I believe it is important to read/listen to people's own version of their stories, their histories, to better understand how they see their lives, the nuances in their existence. But often our experiences, while not identical, are similar enough that we can understand. I was not shipped across the county in a barrel, or a slave ship. But I was taught to hate myself. I was taught to see myself as lesser, as wrong. I know fear. I know danger. I know finding myself and choosing what my life looks like despite what I've been taught about myself. In those ways we are similar.




So reading the While Devil's Daughters and Four Treasures of the Sky gave me great insights into some of the cultural difference between my contemporary American life and that of China in the 1800s, Chinese Americans in the 1800s, and European Americans in the west in the 1800s. And it revealed what I know, that our circumstances may be different, but being human isn't. The David's wrote in The Dawn of Everything that prehistoric people were different in a Tolkien sort of way. Giants and dwarves, Neanderthals and Denisovans, Homo floresiensis (Hobbits). They were different humanoid species, that interacted, had sex, and warred against each other. Today, we claim that our differences that are so minute are reasons to hate each other. But really we are one species with more in common that not.


That being said. These are beautiful, fascinating books that I highly recommend. Understanding the torture we put each other through, helps us understand the generational trauma our peers carry. It can help us understand why stereotypes and tropes are hurtful, and increase our empathy for the people around us.


Back of the Book:

The White Devil's Daughters: The Fight Against Slavery in San Francisco's Chinatown by Julia Flynn Siler


A revelatory history of the trafficking of young Asian girls that flourished in San Francisco during the first century of Chinese immigration (1848-1943) and the "safe house" on the edge of Chinatown that became a refuge for those seeking their freedom


From 1874, a house on the edge of San Francisco's Chinatown served as a gateway to freedom for thousands of enslaved and vulnerable young Chinese women and girls. Known as the Occidental Mission Home, it survived earthquakes, fire, bubonic plague, and violence directed against its occupants and supporters--a courageous group of female abolitionists who fought the slave trade in Chinese women. With compassion and an investigative historian's sharp eyes, Siler tells the story of both the abolitionists, who challenged the corrosive, anti-Chinese prejudices of the time, and the young women who dared to flee their fate. She relates how the women who ran the house defied contemporary convention, even occasionally broke the law, by physically rescuing children from the brothels where they worked, or snatching them off the ships smuggling them in, and helped bring the exploiters to justice. She has also uncovered the stories of many of the girls and young women who came to the Mission and the lives they later led, sometimes becoming part of the home's staff themselves. A remarkable story of an overlooked part of our history, told with sympathy and vigor.
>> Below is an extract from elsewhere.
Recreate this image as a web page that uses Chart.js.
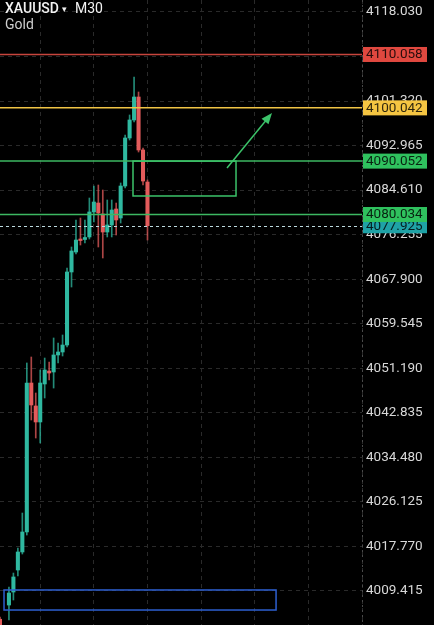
<!DOCTYPE html>
<html>
<head>
<meta charset="utf-8">
<script src="https://cdn.jsdelivr.net/npm/chart.js@4"></script>
<style>
  html, body { margin: 0; padding: 0; background: #000; overflow: hidden; }
  #wrap { position: relative; width: 434px; height: 625px; }
</style>
</head>
<body>
<div id="wrap"><canvas id="chart"></canvas></div>
<script>
// XAUUSD M30
const slots = Array.from({ length: 82 }, (_, i) => String(i + 1));

const opens  = [4004.1, null, 4006.77, 4009.21, 4013.34, 4016.72, 4020.47, 4048.42, 4044.11, 4041.11, 4048.24, 4050.67, 4050.49, 4053.68, 4054.24, 4055.55, 4069.25, 4073.00, 4075.44, 4075.35, 4075.82, 4080.51, 4082.19, 4080.13, 4076.75, 4078.07, 4081.07, 4079.38, 4085.38, 4094.39, 4097.77, 4102.08, 4092.14, 4086.13];
const closes = [4002.6, null, 4009.02, 4012.03, 4016.72, 4020.47, 4048.42, 4044.30, 4041.11, 4048.42, 4050.86, 4050.30, 4053.68, 4054.24, 4055.55, 4069.25, 4073.19, 4075.25, 4075.15, 4075.72, 4080.51, 4082.38, 4080.32, 4076.75, 4078.07, 4080.88, 4079.01, 4085.38, 4094.39, 4097.77, 4102.08, 4092.14, 4086.32, 4077.93];
const highs  = [4004.5, null, 4010.15, 4012.77, 4017.47, 4024.03, 4052.18, 4053.30, 4046.55, 4050.86, 4053.11, 4052.36, 4056.87, 4055.93, 4057.43, 4070.00, 4073.94, 4079.01, 4079.38, 4079.01, 4083.13, 4085.38, 4085.57, 4084.63, 4082.76, 4082.76, 4082.19, 4085.95, 4094.95, 4098.71, 4105.83, 4103.02, 4092.51, 4086.51];
const lows   = [4001.8, null, 4003.96, 4007.71, 4012.21, 4016.34, 4019.90, 4041.48, 4038.10, 4037.17, 4045.61, 4048.99, 4047.48, 4052.18, 4053.49, 4055.18, 4066.43, 4072.63, 4074.31, 4074.69, 4075.44, 4078.63, 4073.94, 4071.88, 4075.82, 4075.82, 4076.19, 4078.44, 4085.01, 4094.01, 4097.39, 4091.76, 4085.57, 4075.25];

const yTicks = [4009.415, 4017.770, 4026.125, 4034.480, 4042.835, 4051.190, 4059.545, 4067.900, 4076.255, 4084.610, 4092.965, 4101.320, 4109.675, 4118.030];
const xGrid = [9, 21, 33, 45, 57, 69, 81];

const levels = [4110.058, 4100.042, 4090.052, 4080.034];
const lastPrice = 4077.925;

const UP = '#2fb8a0', DOWN = '#e35b5b';
const levelLine = ['#c8453d', '#f0c445', '#3cb862', '#3cb862'];
const levelBox  = ['#e0483f', '#f5c542', '#2fc15e', '#2fc15e'];

const pad = a => slots.map((_, i) => (i < a.length ? a[i] : null));
const bodies = pad(opens.map((o, i) => (o == null ? null : [o, closes[i]])));
const wicks = pad(lows.map((l, i) => (l == null ? null : [l, highs[i]])));
const bodyColors = pad(opens.map((o, i) => (closes[i] >= o ? UP : DOWN)));
const wickColors = bodyColors.map(c => (c ? c + 'c0' : null));

const overlay = {
  id: 'overlay',
  afterDraw(chart) {
    const { ctx, chartArea: a, scales: { x, y } } = chart;
    ctx.save();

    // axis separator
    ctx.strokeStyle = '#4a4a4a';
    ctx.lineWidth = 1;
    ctx.setLineDash([2, 3]);
    ctx.beginPath();
    ctx.moveTo(a.right + 0.5, 0);
    ctx.lineTo(a.right + 0.5, a.bottom);
    ctx.stroke();

    // current price
    const cp = Math.round(y.getPixelForValue(lastPrice)) + 0.5;
    ctx.strokeStyle = '#bcd9df';
    ctx.setLineDash([3, 3]);
    ctx.beginPath();
    ctx.moveTo(0, cp);
    ctx.lineTo(a.right, cp);
    ctx.stroke();
    ctx.setLineDash([]);

    // horizontal levels
    levels.forEach((v, i) => {
      const py = y.getPixelForValue(v);
      ctx.strokeStyle = levelLine[i];
      ctx.lineWidth = 1.5;
      ctx.beginPath();
      ctx.moveTo(0, py);
      ctx.lineTo(a.right, py);
      ctx.stroke();
    });

    // green box
    ctx.strokeStyle = '#3cc36a';
    ctx.lineWidth = 1.5;
    const gx1 = x.getPixelForValue(29.76), gx2 = x.getPixelForValue(52.81);
    const gy1 = y.getPixelForValue(4090.052), gy2 = y.getPixelForValue(4083.51);
    ctx.strokeRect(gx1, gy1, gx2 - gx1, gy2 - gy1);

    // arrow
    const ax1 = x.getPixelForValue(50.79), ay1 = y.getPixelForValue(4088.76);
    const ax2 = x.getPixelForValue(60.86), ay2 = y.getPixelForValue(4099.08);
    const ang = Math.atan2(ay2 - ay1, ax2 - ax1);
    ctx.beginPath();
    ctx.moveTo(ax1, ay1);
    ctx.lineTo(ax2 - 8 * Math.cos(ang), ay2 - 8 * Math.sin(ang));
    ctx.stroke();
    ctx.fillStyle = '#3cc36a';
    ctx.beginPath();
    ctx.moveTo(ax2, ay2);
    ctx.lineTo(ax2 - 11 * Math.cos(ang) + 4.5 * Math.sin(ang), ay2 - 11 * Math.sin(ang) - 4.5 * Math.cos(ang));
    ctx.lineTo(ax2 - 11 * Math.cos(ang) - 4.5 * Math.sin(ang), ay2 - 11 * Math.sin(ang) + 4.5 * Math.cos(ang));
    ctx.closePath();
    ctx.fill();

    // blue box
    ctx.strokeStyle = '#2d5fd0';
    const bx1 = x.getPixelForValue(0.9), bx2 = x.getPixelForValue(61.77);
    const by1 = y.getPixelForValue(4009.59), by2 = y.getPixelForValue(4005.83);
    ctx.strokeRect(bx1, by1, bx2 - bx1, by2 - by1);

    // price tags
    ctx.font = '13.5px Roboto';
    ctx.textBaseline = 'middle';
    const tag = (v, fill) => {
      const py = y.getPixelForValue(v);
      ctx.fillStyle = fill;
      ctx.fillRect(a.right + 1, py - 7.5, 64, 15);
      ctx.fillStyle = 'rgba(0,0,0,0.82)';
      ctx.fillText(v.toFixed(3), a.right + 4, py + 0.5);
    };
    tag(lastPrice, '#1fa2a6');
    levels.forEach((v, i) => tag(v, levelBox[i]));

    // header
    ctx.textBaseline = 'alphabetic';
    ctx.fillStyle = '#f2f2f2';
    ctx.font = '500 14px Roboto';
    ctx.fillText('XAUUSD', 5, 13);
    ctx.font = '9px "DejaVu Sans"';
    ctx.fillText('▾', 62, 12);
    ctx.font = '14px Roboto';
    ctx.fillText('M30', 75, 13);
    ctx.fillStyle = '#cfcfcf';
    ctx.fillText('Gold', 5, 29);

    ctx.restore();
  }
};

new Chart(document.getElementById('chart'), {
  type: 'bar',
  data: {
    labels: slots,
    datasets: [
      { label: 'body', data: bodies, backgroundColor: bodyColors, barThickness: 3.4, minBarLength: 1, grouped: false, borderWidth: 0 },
      { label: 'wick', data: wicks, backgroundColor: wickColors, barThickness: 1, grouped: false, borderWidth: 0 },
    ],
  },
  options: {
    responsive: true,
    maintainAspectRatio: false,
    animation: false,
    layout: { padding: 0, autoPadding: false },
    plugins: { legend: { display: false }, tooltip: { enabled: false } },
    scales: {
      x: {
        offset: false,
        grid: { offset: false, color: '#2a2a2a', drawTicks: false },
        border: { display: false, dash: [4, 4] },
        ticks: { display: false },
        afterBuildTicks: s => { s.ticks = xGrid.map(v => ({ value: v })); },
        afterFit: s => { s.height = 0; s.paddingLeft = 0; s.paddingRight = 0; },
      },
      y: {
        position: 'right',
        min: 4003.02,
        max: 4120.28,
        grid: { color: '#2a2a2a', drawTicks: false },
        border: { display: false, dash: [4, 4] },
        ticks: {
          color: '#d8d8d8',
          padding: 4,
          font: { family: 'Roboto', size: 13.5 },
          callback: v => Number(v).toFixed(3),
        },
        afterBuildTicks: s => { s.ticks = yTicks.map(v => ({ value: v })); },
        afterFit: s => { s.width = 72; s.paddingTop = 0; s.paddingBottom = 0; },
      },
    },
  },
  plugins: [overlay],
});
</script>
</body>
</html>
Four Treasures of the Sky by Jenny Tinghui Zhang


Daiyu never wanted to be like the tragic heroine for whom she was named, revered for her beauty and cursed with heartbreak. But when she is kidnapped and smuggled across an ocean from China to America, Daiyu must relinquish the home and future she imagined for herself. Over the years that follow, she is forced to keep reinventing herself to survive. From a calligraphy school, to a San Francisco brothel, to a shop tucked into the Idaho mountains, we follow Daiyu on a desperate quest to outrun the tragedy that chases her. As anti-Chinese sentiment sweeps across the country in a wave of unimaginable violence, Daiyu must draw on each of the selves she has been—including the ones she most wants to leave behind—in order to finally claim her own name and story.


At once a literary tour de force and a groundbreaking work of historical fiction, Four Treasures of the Sky announces Jenny Tinghui Zhang as an indelible new voice. Steeped in untold history and Chinese folklore, this novel is a spellbinding feat.